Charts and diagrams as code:
━━━━━━━━━━━━━━━━

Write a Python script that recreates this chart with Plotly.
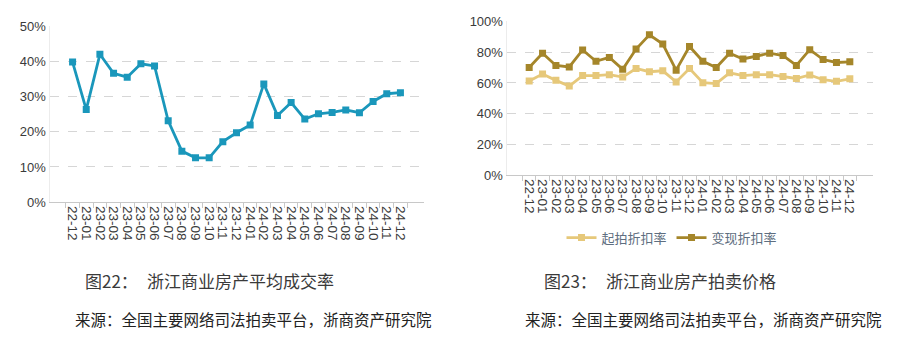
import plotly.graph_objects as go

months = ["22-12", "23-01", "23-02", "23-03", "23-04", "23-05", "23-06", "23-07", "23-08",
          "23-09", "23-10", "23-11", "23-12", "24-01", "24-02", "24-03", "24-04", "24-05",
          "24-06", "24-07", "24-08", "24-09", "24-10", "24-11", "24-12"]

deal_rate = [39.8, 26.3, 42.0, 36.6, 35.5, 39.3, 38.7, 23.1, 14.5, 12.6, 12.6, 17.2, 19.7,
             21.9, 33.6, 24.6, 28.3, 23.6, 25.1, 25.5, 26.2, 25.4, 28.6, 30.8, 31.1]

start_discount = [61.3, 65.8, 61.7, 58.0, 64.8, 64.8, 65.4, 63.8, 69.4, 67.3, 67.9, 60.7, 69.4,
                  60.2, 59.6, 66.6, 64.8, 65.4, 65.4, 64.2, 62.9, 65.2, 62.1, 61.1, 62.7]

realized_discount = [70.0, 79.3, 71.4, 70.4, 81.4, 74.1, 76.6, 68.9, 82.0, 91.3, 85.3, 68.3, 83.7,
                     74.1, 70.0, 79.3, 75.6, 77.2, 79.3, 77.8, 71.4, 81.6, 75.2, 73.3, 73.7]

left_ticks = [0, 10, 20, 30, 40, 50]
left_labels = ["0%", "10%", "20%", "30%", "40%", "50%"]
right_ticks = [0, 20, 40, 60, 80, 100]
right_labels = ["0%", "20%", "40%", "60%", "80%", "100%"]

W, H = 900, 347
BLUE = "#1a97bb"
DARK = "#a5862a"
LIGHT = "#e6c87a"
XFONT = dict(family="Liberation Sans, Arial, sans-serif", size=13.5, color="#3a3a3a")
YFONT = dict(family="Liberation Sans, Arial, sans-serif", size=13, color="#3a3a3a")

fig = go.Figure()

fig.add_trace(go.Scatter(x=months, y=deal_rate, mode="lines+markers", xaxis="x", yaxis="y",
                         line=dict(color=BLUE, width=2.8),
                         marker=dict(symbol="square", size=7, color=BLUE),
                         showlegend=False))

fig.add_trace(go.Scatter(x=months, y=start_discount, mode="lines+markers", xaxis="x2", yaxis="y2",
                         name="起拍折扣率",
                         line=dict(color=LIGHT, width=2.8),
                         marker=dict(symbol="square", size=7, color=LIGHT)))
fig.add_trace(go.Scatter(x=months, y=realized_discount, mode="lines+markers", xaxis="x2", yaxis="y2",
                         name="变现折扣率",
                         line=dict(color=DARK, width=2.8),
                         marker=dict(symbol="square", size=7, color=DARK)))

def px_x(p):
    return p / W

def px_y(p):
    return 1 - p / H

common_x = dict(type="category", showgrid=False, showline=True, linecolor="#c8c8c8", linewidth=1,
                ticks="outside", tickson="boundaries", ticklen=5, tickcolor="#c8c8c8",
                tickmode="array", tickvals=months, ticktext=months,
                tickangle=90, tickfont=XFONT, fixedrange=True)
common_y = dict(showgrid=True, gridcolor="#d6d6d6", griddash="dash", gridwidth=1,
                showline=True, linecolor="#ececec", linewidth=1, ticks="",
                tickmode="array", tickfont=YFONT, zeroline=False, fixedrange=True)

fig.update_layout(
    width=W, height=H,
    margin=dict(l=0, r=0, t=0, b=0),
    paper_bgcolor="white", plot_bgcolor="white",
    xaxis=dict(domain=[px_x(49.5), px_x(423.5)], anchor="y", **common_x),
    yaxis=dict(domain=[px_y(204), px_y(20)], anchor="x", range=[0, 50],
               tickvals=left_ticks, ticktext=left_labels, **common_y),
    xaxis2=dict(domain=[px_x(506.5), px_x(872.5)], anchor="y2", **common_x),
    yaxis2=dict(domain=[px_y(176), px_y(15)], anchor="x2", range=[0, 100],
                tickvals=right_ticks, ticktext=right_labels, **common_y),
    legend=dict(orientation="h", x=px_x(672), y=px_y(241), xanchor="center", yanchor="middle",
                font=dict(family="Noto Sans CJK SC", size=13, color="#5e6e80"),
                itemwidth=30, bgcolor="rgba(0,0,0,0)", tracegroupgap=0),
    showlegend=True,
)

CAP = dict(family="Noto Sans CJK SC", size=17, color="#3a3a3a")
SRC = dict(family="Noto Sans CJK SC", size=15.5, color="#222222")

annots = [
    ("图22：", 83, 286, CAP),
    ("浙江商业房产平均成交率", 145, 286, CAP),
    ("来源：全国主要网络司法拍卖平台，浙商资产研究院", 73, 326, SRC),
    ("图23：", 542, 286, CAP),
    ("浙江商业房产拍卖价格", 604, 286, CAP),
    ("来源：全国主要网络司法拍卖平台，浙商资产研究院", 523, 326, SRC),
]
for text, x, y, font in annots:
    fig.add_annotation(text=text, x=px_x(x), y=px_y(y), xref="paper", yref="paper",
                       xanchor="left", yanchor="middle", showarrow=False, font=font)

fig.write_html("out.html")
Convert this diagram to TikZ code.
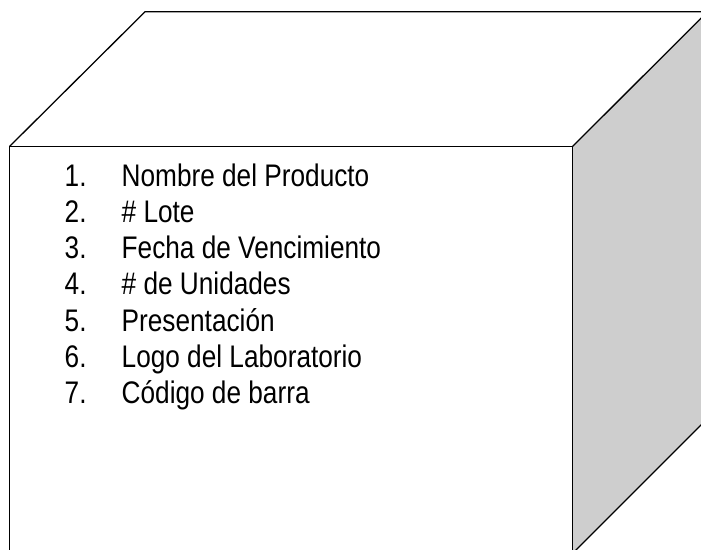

━━━━━━━━━━━━━━━━

:: SET PROBLEM ::
Write out again, exactly, the lines from the start of the listing up to the line containing "fig = go.Figure()", with both ends and without pictures.

:: CORRECT ANSWER ::
Write a Python script that recreates this chart with Plotly.
import plotly.graph_objects as go

months = ["22-12", "23-01", "23-02", "23-03", "23-04", "23-05", "23-06", "23-07", "23-08",
          "23-09", "23-10", "23-11", "23-12", "24-01", "24-02", "24-03", "24-04", "24-05",
          "24-06", "24-07", "24-08", "24-09", "24-10", "24-11", "24-12"]

deal_rate = [39.8, 26.3, 42.0, 36.6, 35.5, 39.3, 38.7, 23.1, 14.5, 12.6, 12.6, 17.2, 19.7,
             21.9, 33.6, 24.6, 28.3, 23.6, 25.1, 25.5, 26.2, 25.4, 28.6, 30.8, 31.1]

start_discount = [61.3, 65.8, 61.7, 58.0, 64.8, 64.8, 65.4, 63.8, 69.4, 67.3, 67.9, 60.7, 69.4,
                  60.2, 59.6, 66.6, 64.8, 65.4, 65.4, 64.2, 62.9, 65.2, 62.1, 61.1, 62.7]

realized_discount = [70.0, 79.3, 71.4, 70.4, 81.4, 74.1, 76.6, 68.9, 82.0, 91.3, 85.3, 68.3, 83.7,
                     74.1, 70.0, 79.3, 75.6, 77.2, 79.3, 77.8, 71.4, 81.6, 75.2, 73.3, 73.7]

left_ticks = [0, 10, 20, 30, 40, 50]
left_labels = ["0%", "10%", "20%", "30%", "40%", "50%"]
right_ticks = [0, 20, 40, 60, 80, 100]
right_labels = ["0%", "20%", "40%", "60%", "80%", "100%"]

W, H = 900, 347
BLUE = "#1a97bb"
DARK = "#a5862a"
LIGHT = "#e6c87a"
XFONT = dict(family="Liberation Sans, Arial, sans-serif", size=13.5, color="#3a3a3a")
YFONT = dict(family="Liberation Sans, Arial, sans-serif", size=13, color="#3a3a3a")

fig = go.Figure()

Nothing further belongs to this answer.